17.         En l'occurrence, le recourant se plaint d'une attitude contradictoire qu'aurait adoptée l'autorité intimée à son sujet, mais ne fait que se référer à ce sujet à un courriel que son ancien mandataire lui avait envoyé le 12 janvier 2021, expliquant au recourant qu'un contact pris avec l'autorité intimée aurait confirmé que son dossier était clos pour ce qui concernait la taxation 2016. Cela ne saurait cependant en aucun cas équivaloir à un engagement quelconque de l'administration fiscale genevoise, étant relevé que le mandataire avait lui-même relevé l'absence de décision ou document établissant formellement cette position. En outre, en tout état, ce n'est qu'en novembre 2021 que les autorités fiscales zurichoises ont rétrocédé au canton de Genève l'impôt retenu à la source par l'employeur du recourant et ce n'est qu'à partir de cette date que l'autorité intimée s'est adressée au recourant au sujet de son assujettissement en 2016.
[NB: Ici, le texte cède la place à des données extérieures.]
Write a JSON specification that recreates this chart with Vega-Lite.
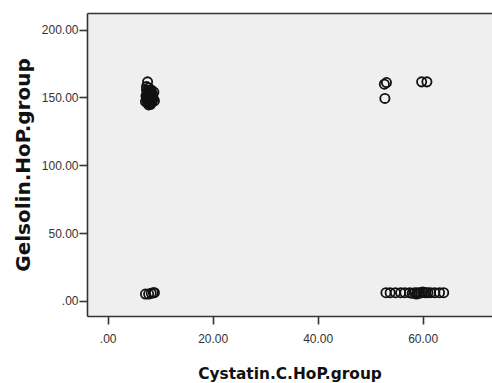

18.         Le grief de violation du principe de la bonne foi s'avère donc infondé.

19.         Le recours sera ainsi rejeté.

20.         En application des art. 52 al. 1 LPFisc, 87 al. 1 de la loi sur la procédure administrative du 12 septembre 1985 (LPA - E 5 10) et 1 et 2 du règlement sur les frais, émoluments et indemnités en procédure administrative du 30 juillet 1986 (RFPA - E 5 10.03), le recourant, qui succombe, est condamné au paiement d’un émolument s'élevant à CHF 700.- ; il est couvert par l’avance de frais de même montant versée à la suite du dépôt du recours. Vu l’issue du litige, aucune indemnité de procédure ne sera allouée (art. 87 al. 2 LPA).

 


PAR CES MOTIFS

LE TRIBUNAL ADMINISTRATIF

DE PREMIÈRE INSTANCE

1.             déclare recevable le recours interjeté le 25 avril 2023 par Monsieur A______ contre la décision sur réclamation de l'administration fiscale cantonale du 6 mars 2023 ;

2.             le rejette ;

3.             met à la charge du recourant un émolument de CHF 700.-, lequel est couvert par l'avance de frais ;

4.             dit qu’il n’est pas alloué d’indemnité de procédure ;

5.             dit que, conformément aux art. 132 LOJ, 62 al. 1 let. a et 65 LPA, le présent jugement est susceptible de faire l'objet d'un recours auprès de la chambre administrative de la Cour de justice (10 rue de Saint-Léger, case postale 1956, 1211 Genève 1) dans les trente jours à compter de sa notification. L'acte de recours doit être dûment motivé et contenir, sous peine d'irrecevabilité, la désignation du jugement attaqué et les conclusions du recourant. Il doit être accompagné du présent jugement et des autres pièces dont dispose le recourant.

Siégeant: Olivier BINDSCHEDLER TORNARE, président, Laurence DEMATRAZ et Philippe FONTAINE, juges assesseurs.

Au nom du Tribunal :

Le président

Olivier BINDSCHEDLER TORNARE

 

Copie conforme de ce jugement est communiquée aux parties.